*Job*. Output the data word for word, dropping every image.

*Available data*.
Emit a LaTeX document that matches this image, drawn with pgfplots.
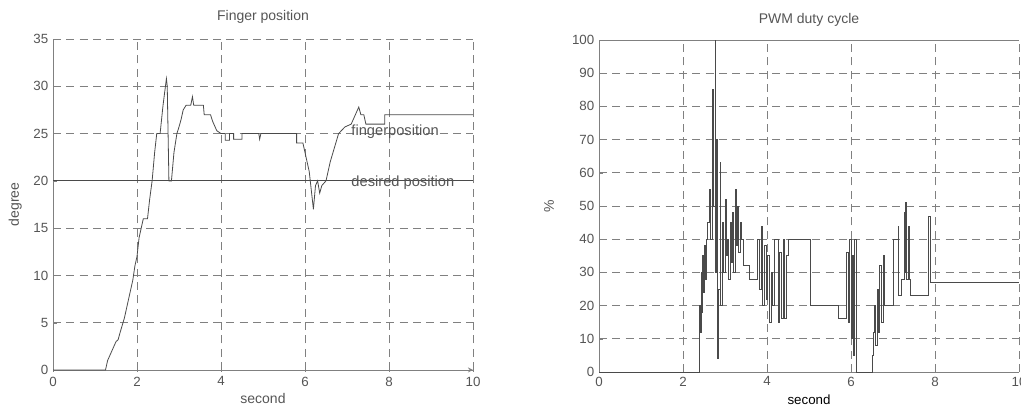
\documentclass[border=0pt]{standalone}
\usepackage{fontspec}
\setmainfont{Liberation Sans}
\usepackage{pgfplots}
\usepackage{pgfplotstable}
\pgfplotsset{compat=1.18}
\definecolor{linec}{HTML}{4A4A4A}
\definecolor{gridc}{HTML}{808080}
\definecolor{textc}{HTML}{555555}

\pgfplotstableread{
x y
0 0
1.25 0
1.30 1
1.40 2
1.50 3
1.55 3.2
1.60 4
1.70 5.5
1.75 6.5
1.80 7.5
1.90 9.5
1.95 11
2.00 12
2.05 14
2.10 15
2.15 16
2.25 16
2.30 18
2.36 20
2.42 23
2.47 25
2.55 25
2.62 28
2.70 30.8
2.72 30
2.76 20
2.82 20
2.88 23
2.95 25
3.00 25.7
3.05 26.5
3.10 27.5
3.17 28
3.28 28
3.32 28.9
3.35 28
3.58 28
3.60 27
3.75 27
3.80 26.3
3.90 25.3
4.00 25
4.10 25
4.10 24.3
4.20 24.3
4.20 25
4.30 25
4.30 24.4
4.50 24.4
4.50 25
4.90 25
4.92 24.4
4.95 25
5.80 25
5.80 24
5.95 24
6.00 23
6.10 21
6.15 19
6.20 17
6.25 19.5
6.30 20
6.35 18.7
6.40 19.5
6.50 20
6.60 22
6.70 23.5
6.80 25
6.95 25.7
7.10 26
7.20 27
7.28 27.8
7.33 27
7.40 27
7.45 26
7.90 26
7.90 27
10 27
}\fingertable

\pgfplotstableread{
x y
0 0
2.40 20
2.42 12
2.44 30
2.45 18
2.47 35
2.49 24
2.51 38
2.53 28
2.55 40
2.58 45
2.62 55
2.66 40
2.70 85
2.73 50
2.76 100
2.78 30
2.80 70
2.82 4
2.85 25
2.88 63
2.90 20
2.93 45
2.96 30
3.00 52
3.03 35
3.06 40
3.09 28
3.12 45
3.15 33
3.18 48
3.21 30
3.24 55
3.27 38
3.30 50
3.33 36
3.36 45
3.40 40
3.44 32
3.57 28
3.77 40
3.82 25
3.86 44
3.90 20
3.94 38
3.98 22
4.02 35
4.06 15
4.10 30
4.14 20
4.18 40
4.26 15
4.30 36
4.34 16
4.38 40
4.42 16
4.46 35
4.50 40
5.03 20
5.70 16
5.90 36
5.93 15
5.96 40
6.00 10
6.03 35
6.06 5
6.08 40
6.12 0
6.50 5
6.53 12
6.56 20
6.59 8
6.62 25
6.65 12
6.68 32
6.72 15
6.76 35
6.80 20
7.00 40
7.12 44
7.14 23
7.20 28
7.26 48
7.28 30
7.30 51
7.33 28
7.36 44
7.39 28
7.42 23
7.85 47
7.88 27
10 27
}\pwmtable

\pgfplotsset{mystyle/.style={
  scale only axis, width=315pt,
  xmin=0, xmax=10, xtick={0,2,...,10},
  axis y line=left,
  axis line style={-, gridc, line width=0.7pt},
  grid=major,
  major grid style={gridc, dash pattern=on 6pt off 4pt, line width=0.6pt},
  tick align=inside, major tick length=3pt, tick style={gridc},
  ticklabel style={font=\fontsize{10}{11}\selectfont, text=textc},
  /pgf/number format/assume math mode=true,
  xlabel style={font=\fontsize{10.5}{11}\selectfont, text=textc, at={(axis description cs:0.5,-0.085)}, anchor=center},
  every axis plot/.append style={linec, line width=0.6pt},
  clip=false,
}}

\begin{document}
\begin{tikzpicture}
\path[use as bounding box] (0,0) rectangle (765.75pt,306.75pt);
\begin{axis}[mystyle,
  at={(39.75pt,29.25pt)}, anchor=south west, height=248.25pt,
  axis x line=bottom,
  ymin=0, ymax=35, ytick={0,5,...,35},
  ylabel style={font=\fontsize{10.5}{11}\selectfont, text=textc, at={(axis description cs:-0.09,0.5)}, anchor=center},
  xlabel={second}, ylabel={degree}]
\addplot[sharp plot] table[x=x,y=y] {\fingertable};
\addplot[sharp plot] coordinates {(0,20) (10,20)};
\node[anchor=west, text=textc, font=\fontsize{11}{12}\selectfont, inner sep=0pt] at (axis cs:7.1,25.2) {fingerposition};
\node[anchor=west, text=textc, font=\fontsize{11}{12}\selectfont, inner sep=0pt] at (axis cs:7.1,19.8) {desired position};
\node[text=textc, font=\fontsize{10.5}{11}\selectfont, inner sep=0pt] at (axis description cs:0.5,1.066) {Finger position};
\end{axis}
\begin{axis}[mystyle,
  at={(449.25pt,27.75pt)}, anchor=south west, height=249pt,
  axis x line=box, xtick pos=bottom,
  ymin=0, ymax=100, ytick={0,10,...,100},
  ylabel style={font=\fontsize{10.5}{11}\selectfont, text=textc, at={(axis description cs:-0.119,0.5)}, anchor=center},
  xlabel={second}, ylabel={\%}]
\addplot[const plot mark left] table[x=x,y=y] {\pwmtable};
\node[text=textc, font=\fontsize{10.5}{11}\selectfont, inner sep=0pt] at (axis description cs:0.5,1.06) {PWM duty cycle};
\end{axis}
\end{tikzpicture}
\end{document}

*In response*.
Emit a LaTeX document that matches this image, drawn with pgfplots.
\documentclass[border=0pt]{standalone}
\usepackage{fontspec}
\setmainfont{Liberation Sans}
\usepackage{pgfplots}
\usepackage{pgfplotstable}
\pgfplotsset{compat=1.18}
\definecolor{linec}{HTML}{4A4A4A}
\definecolor{gridc}{HTML}{808080}
\definecolor{textc}{HTML}{555555}

\pgfplotstableread{
x y
0 0
1.25 0
1.30 1
1.40 2
1.50 3
1.55 3.2
1.60 4
1.70 5.5
1.75 6.5
1.80 7.5
1.90 9.5
1.95 11
2.00 12
2.05 14
2.10 15
2.15 16
2.25 16
2.30 18
2.36 20
2.42 23
2.47 25
2.55 25
2.62 28
2.70 30.8
2.72 30
2.76 20
2.82 20
2.88 23
2.95 25
3.00 25.7
3.05 26.5
3.10 27.5
3.17 28
3.28 28
3.32 28.9
3.35 28
3.58 28
3.60 27
3.75 27
3.80 26.3
3.90 25.3
4.00 25
4.10 25
4.10 24.3
4.20 24.3
4.20 25
4.30 25
4.30 24.4
4.50 24.4
4.50 25
4.90 25
4.92 24.4
4.95 25
5.80 25
5.80 24
5.95 24
6.00 23
6.10 21
6.15 19
6.20 17
6.25 19.5
6.30 20
6.35 18.7
6.40 19.5
6.50 20
6.60 22
6.70 23.5
6.80 25
6.95 25.7
7.10 26
7.20 27
7.28 27.8
7.33 27
7.40 27
7.45 26
7.90 26
7.90 27
10 27
}\fingertable

\pgfplotstableread{
x y
0 0
2.40 20
2.42 12
2.44 30
2.45 18
2.47 35
2.49 24
2.51 38
2.53 28
2.55 40
2.58 45
2.62 55
2.66 40
2.70 85
2.73 50
2.76 100
2.78 30
2.80 70
2.82 4
2.85 25
2.88 63
2.90 20
2.93 45
2.96 30
3.00 52
3.03 35
3.06 40
3.09 28
3.12 45
3.15 33
3.18 48
3.21 30
3.24 55
3.27 38
3.30 50
3.33 36
3.36 45
3.40 40
3.44 32
3.57 28
3.77 40
3.82 25
3.86 44
3.90 20
3.94 38
3.98 22
4.02 35
4.06 15
4.10 30
4.14 20
4.18 40
4.26 15
4.30 36
4.34 16
4.38 40
4.42 16
4.46 35
4.50 40
5.03 20
5.70 16
5.90 36
5.93 15
5.96 40
6.00 10
6.03 35
6.06 5
6.08 40
6.12 0
6.50 5
6.53 12
6.56 20
6.59 8
6.62 25
6.65 12
6.68 32
6.72 15
6.76 35
6.80 20
7.00 40
7.12 44
7.14 23
7.20 28
7.26 48
7.28 30
7.30 51
7.33 28
7.36 44
7.39 28
7.42 23
7.85 47
7.88 27
10 27
}\pwmtable

\pgfplotsset{mystyle/.style={
  scale only axis, width=315pt,
  xmin=0, xmax=10, xtick={0,2,...,10},
  axis y line=left,
  axis line style={-, gridc, line width=0.7pt},
  grid=major,
  major grid style={gridc, dash pattern=on 6pt off 4pt, line width=0.6pt},
  tick align=inside, major tick length=3pt, tick style={gridc},
  ticklabel style={font=\fontsize{10}{11}\selectfont, text=textc},
  /pgf/number format/assume math mode=true,
  xlabel style={font=\fontsize{10.5}{11}\selectfont, text=textc, at={(axis description cs:0.5,-0.085)}, anchor=center},
  every axis plot/.append style={linec, line width=0.6pt},
  clip=false,
}}

\begin{document}
\begin{tikzpicture}
\path[use as bounding box] (0,0) rectangle (765.75pt,306.75pt);
\begin{axis}[mystyle,
  at={(39.75pt,29.25pt)}, anchor=south west, height=248.25pt,
  axis x line=bottom,
  ymin=0, ymax=35, ytick={0,5,...,35},
  ylabel style={font=\fontsize{10.5}{11}\selectfont, text=textc, at={(axis description cs:-0.09,0.5)}, anchor=center},
  xlabel={second}, ylabel={degree}]
\addplot[sharp plot] table[x=x,y=y] {\fingertable};
\addplot[sharp plot] coordinates {(0,20) (10,20)};
\node[anchor=west, text=textc, font=\fontsize{11}{12}\selectfont, inner sep=0pt] at (axis cs:7.1,25.2) {fingerposition};
\node[anchor=west, text=textc, font=\fontsize{11}{12}\selectfont, inner sep=0pt] at (axis cs:7.1,19.8) {desired position};
\node[text=textc, font=\fontsize{10.5}{11}\selectfont, inner sep=0pt] at (axis description cs:0.5,1.066) {Finger position};
\end{axis}
\begin{axis}[mystyle,
  at={(449.25pt,27.75pt)}, anchor=south west, height=249pt,
  axis x line=box, xtick pos=bottom,
  ymin=0, ymax=100, ytick={0,10,...,100},
  ylabel style={font=\fontsize{10.5}{11}\selectfont, text=textc, at={(axis description cs:-0.119,0.5)}, anchor=center},
  xlabel={second}, ylabel={\%}]
\addplot[const plot mark left] table[x=x,y=y] {\pwmtable};
\node[text=textc, font=\fontsize{10.5}{11}\selectfont, inner sep=0pt] at (axis description cs:0.5,1.06) {PWM duty cycle};
\end{axis}
\end{tikzpicture}
\end{document}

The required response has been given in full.